Sourdough Recipe Scaler

Enter your recipe, pick a target β€” get exact scaled amounts with hydration and total dough weight.

Hydration 70%Salt 2%Total dough 1920 g
IngredientScaled
Flour1000 g
Water700 g
Starter200 g
Salt20 g

Scale factor Γ—2. Baker's percentages keep the dough identical at any size.

Scale bread the way bakeries do

Doubling a sourdough recipe by eye is how you end up with a bowl that won't fit your mixer or a hydration that quietly drifts. Professional bakeries never guess β€” they use baker's percentages, where flour is always 100 percent and everything else is measured against it. Change the flour, and every other ingredient follows in exact proportion.

That's all this scaler does, precisely. Enter the recipe you already trust, tell it how many loaves you want or the flour weight you're aiming for, and it multiplies every ingredient by the same factor. Your hydration, your salt percentage and your starter ratio stay exactly where they were, so the dough behaves identically β€” just more of it, or less.

The total dough weight it reports is the practical number to watch: divide it by your loaf size to confirm the batch fits your bannetons and oven.
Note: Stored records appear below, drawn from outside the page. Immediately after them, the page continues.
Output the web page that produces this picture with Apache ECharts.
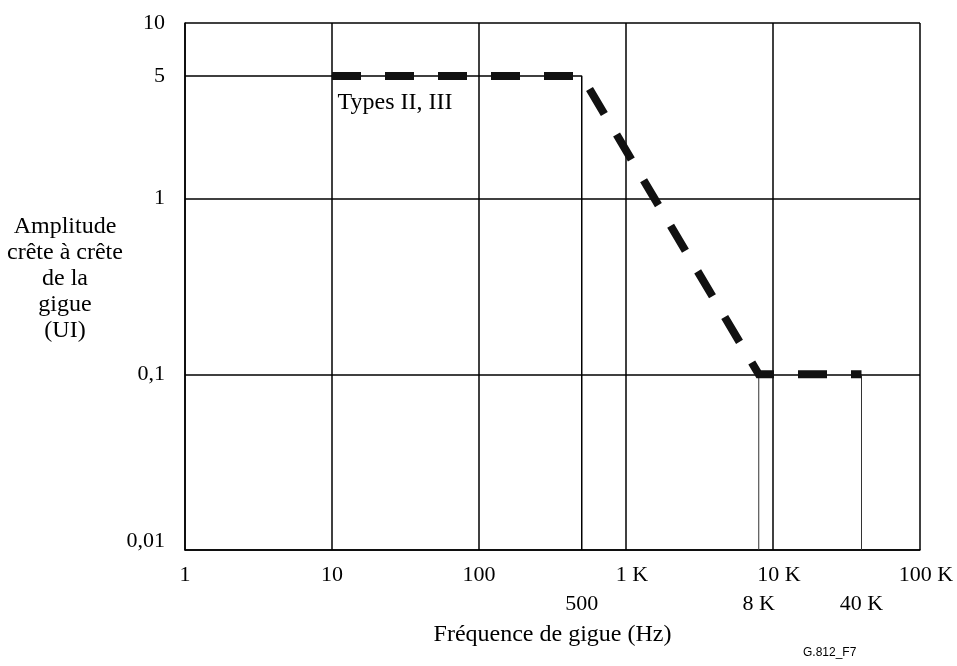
<!DOCTYPE html>
<html>
<head>
<meta charset="utf-8">
<script src="https://cdn.jsdelivr.net/npm/echarts@6/dist/echarts.min.js"></script>
<style>
  html, body { margin: 0; padding: 0; background: #fff; }
  #chart { width: 957px; height: 666px; }
</style>
</head>
<body>
<div id="chart"></div>
<script>
// Jitter tolerance mask: peak-to-peak jitter amplitude (UI) versus jitter frequency (Hz)
const freqTicks = [1, 10, 100, 1000, 10000, 100000];
const freqTickLabels = ['1', '10', '100', '1 K', '10 K', '100 K'];
const cornerFreqs = [500, 8000, 40000];
const cornerFreqLabels = ['500', '8 K', '40 K'];
const ampTicks = [0.01, 0.1, 1, 5, 10];
const ampTickLabels = ['0,01', '0,1', '1', '5', '10'];
const maskFreq = [10, 500, 8000, 40000];
const maskAmp = [5, 5, 0.1, 0.1];
const maskName = 'Types II, III';
const ampTitle = 'Amplitude\ncrête à crête\nde la\ngigue\n(UI)';
const freqTitle = 'Fréquence de gigue (Hz)';
const figureId = 'G.812_F7';

const FREQ_MIN = freqTicks[0];
const FREQ_MAX = freqTicks[freqTicks.length - 1];
const AMP_MIN = ampTicks[0];
const AMP_MAX = ampTicks[ampTicks.length - 1];

const SERIF = '"Liberation Serif", "Times New Roman", serif';
const INK = '#000';

function pickLabel(values, labels, v) {
  for (let i = 0; i < values.length; i++) {
    if (Math.abs(Math.log10(v) - Math.log10(values[i])) < 1e-6) return labels[i];
  }
  return '';
}

// Thousands labels carry a trailing "K"; nudge them so the number sits on the tick
function freqFormatter(v) {
  const s = pickLabel(freqTicks, freqTickLabels, v);
  return s.indexOf('K') >= 0 ? '{k|' + s + '}' : s;
}

function ampFormatter(v) {
  const s = pickLabel(ampTicks, ampTickLabels, v);
  return v === AMP_MIN ? '{low|' + s + '}' : s;
}

const maskData = maskFreq.map((f, i) => [f, maskAmp[i]]);
// Guide lines dropped from the mask corners
const guideMain = [[FREQ_MIN, maskAmp[1]], [maskFreq[1], maskAmp[1]], [maskFreq[1], AMP_MIN]];
const guideLow1 = [[maskFreq[2], maskAmp[2]], [maskFreq[2], AMP_MIN]];
const guideLow2 = [[maskFreq[3], maskAmp[3]], [maskFreq[3], AMP_MIN]];

const chart = echarts.init(document.getElementById('chart'), null, { renderer: 'canvas' });

chart.setOption({
  animation: false,
  backgroundColor: '#fff',
  textStyle: { fontFamily: SERIF, color: INK },
  title: [
    {
      text: ampTitle,
      left: 65,
      top: 214,
      padding: 0,
      textAlign: 'center',
      textStyle: { fontFamily: SERIF, fontSize: 24, fontWeight: 'normal', color: INK, lineHeight: 26 }
    },
    {
      text: figureId,
      left: 803,
      top: 647,
      padding: 0,
      textStyle: { fontFamily: '"Liberation Sans", Arial, sans-serif', fontSize: 12, fontWeight: 'normal', color: INK }
    }
  ],
  grid: { left: 185, right: 37, top: 23, bottom: 116, containLabel: false },
  xAxis: [
    {
      type: 'log',
      logBase: 10,
      min: FREQ_MIN,
      max: FREQ_MAX,
      position: 'bottom',
      name: freqTitle,
      nameLocation: 'middle',
      nameGap: 73,
      nameTextStyle: { fontFamily: SERIF, fontSize: 24, color: INK },
      axisLine: { show: true, lineStyle: { color: INK, width: 1.5 } },
      axisTick: { show: false },
      axisLabel: {
        show: true,
        margin: 14,
        fontFamily: SERIF,
        fontSize: 22,
        color: INK,
        formatter: freqFormatter,
        rich: { k: { fontFamily: SERIF, fontSize: 22, color: INK, padding: [0, 0, 0, 12] } }
      },
      splitLine: { show: true, lineStyle: { color: INK, width: 1.5 } }
    },
    {
      type: 'log',
      logBase: 10,
      min: FREQ_MIN,
      max: FREQ_MAX,
      position: 'bottom',
      axisLine: { show: false },
      axisTick: { show: false },
      splitLine: { show: false },
      axisLabel: {
        show: true,
        margin: 43,
        fontFamily: SERIF,
        fontSize: 22,
        color: INK,
        customValues: cornerFreqs,
        formatter: (v) => pickLabel(cornerFreqs, cornerFreqLabels, v)
      }
    }
  ],
  yAxis: {
    type: 'log',
    logBase: 10,
    min: AMP_MIN,
    max: AMP_MAX,
    axisLine: { show: true, lineStyle: { color: INK, width: 1.5 } },
    axisTick: { show: false },
    axisLabel: {
      show: true,
      margin: 20,
      fontFamily: SERIF,
      fontSize: 22,
      color: INK,
      customValues: ampTicks,
      formatter: ampFormatter,
      rich: { low: { fontFamily: SERIF, fontSize: 22, color: INK, padding: [0, 0, 18, 0] } }
    },
    splitLine: { show: true, lineStyle: { color: INK, width: 1.5 } }
  },
  series: [
    {
      name: 'guide-main',
      type: 'line',
      data: guideMain,
      symbol: 'none',
      silent: true,
      lineStyle: { color: INK, width: 1.5 },
      z: 1
    },
    {
      name: 'guide-low-1',
      type: 'line',
      data: guideLow1,
      symbol: 'none',
      silent: true,
      lineStyle: { color: '#333', width: 1 },
      z: 1
    },
    {
      name: 'guide-low-2',
      type: 'line',
      data: guideLow2,
      symbol: 'none',
      silent: true,
      lineStyle: { color: '#333', width: 1 },
      z: 1
    },
    {
      name: maskName,
      type: 'line',
      data: maskData,
      symbol: 'none',
      silent: true,
      lineStyle: { color: '#111', width: 8, type: [29, 24], cap: 'butt', join: 'miter' },
      z: 3
    },
    {
      name: 'mask-label',
      type: 'scatter',
      data: [maskData[0]],
      symbolSize: 1,
      itemStyle: { color: 'rgba(0,0,0,0)', opacity: 1 },
      silent: true,
      label: {
        show: true,
        position: 'right',
        distance: 5,
        offset: [0, 27],
        formatter: maskName,
        fontFamily: SERIF,
        fontSize: 24,
        color: INK,
        opacity: 1,
        textBorderWidth: 0
      },
      z: 4
    }
  ]
});
</script>
</body>
</html>
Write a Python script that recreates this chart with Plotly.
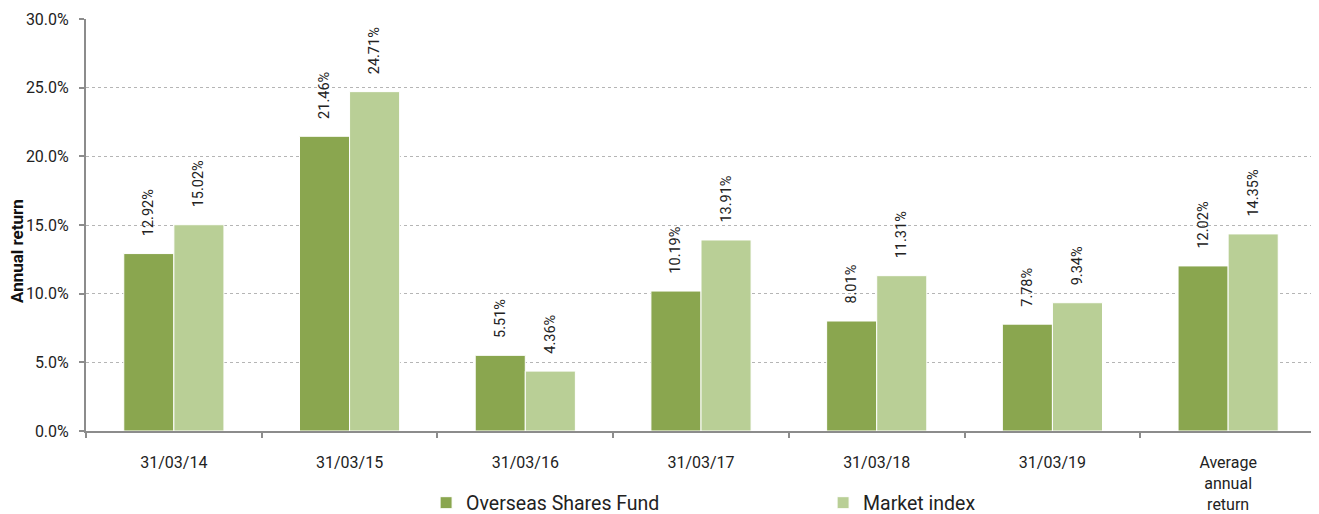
import plotly.graph_objects as go

categories = ["31/03/14", "31/03/15", "31/03/16", "31/03/17", "31/03/18", "31/03/19", "Average<br>annual<br>return"]
fund = [12.92, 21.46, 5.51, 10.19, 8.01, 7.78, 12.02]
index = [15.02, 24.71, 4.36, 13.91, 11.31, 9.34, 14.35]
series_names = ["Overseas Shares Fund", "Market index"]
y_ticks = [0, 5, 10, 15, 20, 25, 30]

colors = ["#8aa64f", "#b9cf96"]
pad = "\u00a0" * 4
# page body has an 8px default margin, so the figure is sized to fill the rest of the window
W, H = 1311, 506
fig = go.Figure()
for name, vals, col in zip(series_names, [fund, index], colors):
    fig.add_trace(go.Bar(
        x=categories, y=vals, name=name,
        marker=dict(color=col, line=dict(color="white", width=1)),
        text=[f"{pad}{v:.2f}%" for v in vals],
        textposition="outside", textangle=-90, constraintext="none",
        textfont=dict(family="Roboto", size=14.5, color="#222"),
        cliponaxis=False,
    ))

fig.update_layout(
    width=W, height=H,
    margin=dict(l=78, r=3, t=11, b=83, autoexpand=False),
    paper_bgcolor="white", plot_bgcolor="white",
    barmode="group", bargap=0.43, bargroupgap=0,
    font=dict(family="Roboto", size=16, color="#222"),
    showlegend=True,
    legend=dict(orientation="h", x=0.2765, xanchor="left",
                yref="container", y=(H - 495) / H, yanchor="middle",
                entrywidth=352, entrywidthmode="pixels",
                bgcolor="rgba(0,0,0,0)",
                font=dict(family="Roboto", size=19.5, color="#222"),
                traceorder="normal"),
    annotations=[dict(text="<b>Annual return</b>", textangle=-90, showarrow=False,
                      xref="paper", yref="paper", x=(17 - 86) / 1230, y=(431 - 251) / 412,
                      xanchor="center", yanchor="middle",
                      font=dict(family="Roboto", size=17, color="#111"))],
)
fig.update_yaxes(
    range=[0, 30], tickvals=y_ticks, ticktext=[f"{t:.1f}%" for t in y_ticks],
    showgrid=True, gridcolor="#b5b5b5", griddash="dot", gridwidth=1,
    showline=True, linecolor="#8c8c8c", linewidth=2,
    ticks="outside", ticklen=5, tickcolor="#8c8c8c", tickwidth=2,
    ticklabelstandoff=7,
    tickfont=dict(size=16, color="#222"),
    zeroline=False, automargin=False,
)
fig.update_xaxes(
    showline=True, linecolor="#8c8c8c", linewidth=2,
    ticks="outside", tickson="boundaries", ticklen=5, tickcolor="#8c8c8c", tickwidth=2,
    ticklabelstandoff=16,
    tickfont=dict(size=16, color="#222"), automargin=False,
)
fig.write_html("out.html")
Because the dough is unchanged, only the bake time shifts with loaf size β€” reach for a thermometer and pull your loaves at temperature rather than trusting the original recipe's clock.
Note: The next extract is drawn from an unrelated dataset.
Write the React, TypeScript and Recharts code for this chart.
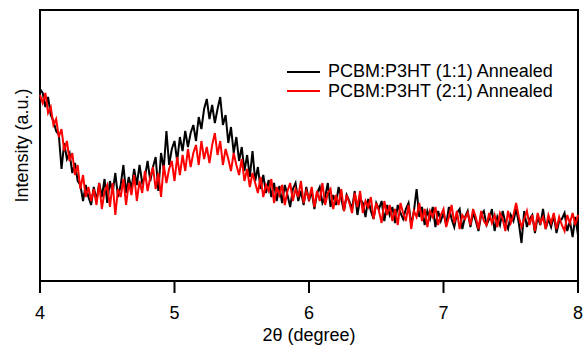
import React from 'react';
import { LineChart, Line, XAxis, YAxis, ReferenceArea } from 'recharts';

const FONT = "Arial, 'Liberation Sans', sans-serif";

// scan grid: 4.00 .. 8.00 deg, 0.02 step
const START = 4;
const STEP = 0.02;
const xTicks = [4, 5, 6, 7, 8];

const seriesNames = ['PCBM:P3HT (1:1) Annealed', 'PCBM:P3HT (2:1) Annealed'];
const seriesColors = ['#000000', '#ff0000'];

// intensity (a.u.)
const ratio11 = [
  192, 188, 174, 184, 166, 160, 150, 146, 112, 138,
  122, 128, 108, 118, 100, 96, 80, 96, 84, 76,
  94, 80, 98, 84, 102, 78, 100, 88, 108, 84,
  96, 116, 88, 104, 92, 112, 96, 116, 98, 104,
  120, 100, 114, 124, 90, 128, 112, 150, 116, 132,
  140, 120, 144, 130, 150, 134, 148, 156, 140, 164,
  152, 172, 182, 162, 176, 158, 172, 184, 156, 166,
  138, 154, 128, 144, 120, 134, 110, 126, 104, 130,
  100, 114, 92, 106, 88, 101, 84, 98, 80, 95,
  78, 96, 86, 74, 92, 98, 80, 90, 76, 94,
  80, 90, 72, 88, 94, 78, 84, 98, 74, 86,
  76, 94, 82, 70, 86, 80, 72, 90, 66, 82,
  78, 64, 82, 70, 62, 78, 72, 80, 60, 76,
  66, 74, 58, 76, 68, 62, 72, 78, 56, 70,
  92, 64, 74, 56, 70, 62, 74, 54, 70, 60,
  68, 56, 74, 62, 54, 68, 72, 52, 64, 70,
  54, 68, 60, 50, 66, 70, 56, 62, 72, 50,
  64, 56, 70, 58, 52, 66, 60, 72, 58, 38,
  70, 54, 62, 66, 48, 64, 56, 72, 52, 62,
  54, 66, 48, 60, 62, 68, 50, 60, 44, 64,
  46,
];

const ratio21 = [
  186, 178, 188, 168, 174, 156, 162, 144, 152, 130,
  140, 120, 128, 106, 116, 92, 106, 84, 94, 80,
  92, 76, 98, 72, 90, 96, 74, 98, 66, 92,
  84, 102, 76, 98, 86, 106, 80, 100, 88, 110,
  90, 104, 114, 92, 108, 84, 116, 98, 112, 120,
  100, 124, 106, 126, 110, 132, 114, 128, 136, 116,
  140, 122, 134, 118, 136, 148, 126, 140, 116, 132,
  122, 110, 128, 116, 106, 122, 100, 112, 94, 108,
  98, 88, 104, 84, 96, 90, 102, 78, 94, 86,
  96, 76, 90, 98, 80, 92, 84, 100, 78, 90,
  82, 94, 74, 90, 80, 98, 76, 88, 92, 72,
  86, 76, 92, 70, 86, 78, 68, 88, 74, 90,
  68, 80, 74, 84, 62, 78, 70, 58, 80, 66,
  76, 60, 72, 56, 78, 68, 60, 76, 52, 70,
  64, 78, 60, 72, 54, 70, 64, 74, 56, 66,
  72, 54, 64, 76, 58, 70, 52, 66, 62, 68,
  56, 72, 64, 52, 70, 60, 56, 68, 58, 66,
  54, 68, 62, 50, 70, 58, 66, 78, 64, 54,
  62, 70, 56, 66, 50, 68, 58, 64, 52, 66,
  58, 68, 52, 64, 56, 50, 66, 58, 68, 56,
  66,
];

const data = ratio11.map((v, i) => ({
  x: +(START + i * STEP).toFixed(2),
  a: v,
  b: ratio21[i],
}));

const LegendBox = () => (
  <div style={{ position: 'absolute', left: 287, top: 62, fontFamily: FONT, fontSize: 18, color: '#000' }}>
    {seriesNames.map((n, i) => (
      <div key={n} style={{ display: 'flex', alignItems: 'center', height: 19.5, whiteSpace: 'nowrap' }}>
        <svg width={33} height={4} style={{ marginRight: 8 }}>
          <line x1={0} x2={33} y1={2} y2={2} stroke={seriesColors[i]} strokeWidth={2} />
        </svg>
        <span>{n}</span>
      </div>
    ))}
  </div>
);

export default function App() {
  return (
    <div style={{ position: 'absolute', left: 0, top: 0, width: 585, height: 347, background: '#fff' }}>
      <LineChart width={585} height={347} data={data} margin={{ top: 10, right: 7, left: 0, bottom: 0 }}>
        <XAxis
          dataKey="x"
          type="number"
          domain={[4, 8]}
          ticks={xTicks}
          height={66}
          tickSize={12}
          tickMargin={13}
          axisLine={{ stroke: '#000', strokeWidth: 2 }}
          tickLine={{ stroke: '#000', strokeWidth: 2 }}
          tick={{ fill: '#000', fontSize: 18, fontFamily: FONT }}
          label={{ value: '2θ (degree)', position: 'insideBottom', offset: 6, fill: '#000', fontSize: 18, fontFamily: FONT }}
        />
        <YAxis
          width={40}
          domain={[0, 271]}
          tick={false}
          tickLine={false}
          axisLine={false}
          label={{ value: 'Intensity (a.u.)', angle: -90, position: 'center', dx: 2, fill: '#000', fontSize: 18, fontFamily: FONT }}
        />
        <ReferenceArea x1={4} x2={8} y1={0} y2={271} fill="none" stroke="#000" strokeWidth={2} ifOverflow="visible" />
        <Line dataKey="a" type="linear" stroke={seriesColors[0]} strokeWidth={2} dot={false} isAnimationActive={false} />
        <Line dataKey="b" type="linear" stroke={seriesColors[1]} strokeWidth={2} dot={false} isAnimationActive={false} />
      </LineChart>
      <LegendBox />
    </div>
  );
}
Frequently Asked Questions

What are baker's percentages?
In baker's percentages, the total flour is always 100 percent and every other ingredient is expressed as a percentage of that flour weight. Water at 70 percent of the flour weight means 70 percent hydration. Because everything is tied to flour, you can scale a recipe to any size while keeping the same dough exactly consistent.
How do I scale a sourdough recipe for more loaves?
Work out the flour, water, starter and salt for one loaf, then multiply each by the number of loaves you want. This scaler does it for you: set the mode to number of loaves, and it multiplies every ingredient while showing the total dough weight so you can check it fits your mixer or oven.
Does scaling change the baking time?
Scaling the recipe keeps the dough identical, so the dough behaviour and fermentation time stay the same. What changes is the loaf size: a bigger loaf needs a longer bake, a smaller one a shorter bake. Judge doneness by internal temperature (around 96-99 C for most sourdough) rather than the clock.
What hydration should my sourdough be?
Most everyday sourdough sits between 65 and 80 percent hydration. Lower hydration (65-70 percent) is easier to handle and holds shape well; higher hydration (75-80 percent) gives a more open crumb but is stickier to work with. The scaler shows your hydration so you can keep it consistent as you resize.
Should starter count toward hydration?
For precise bakers, yes: a 100 percent hydration starter adds equal parts flour and water to the dough, which shifts the true total hydration. This tool scales your recipe proportionally and reports the water-to-flour ratio of the main dough; if you track total hydration including starter, keep your starter at a fixed hydration so the ratio stays stable when you scale.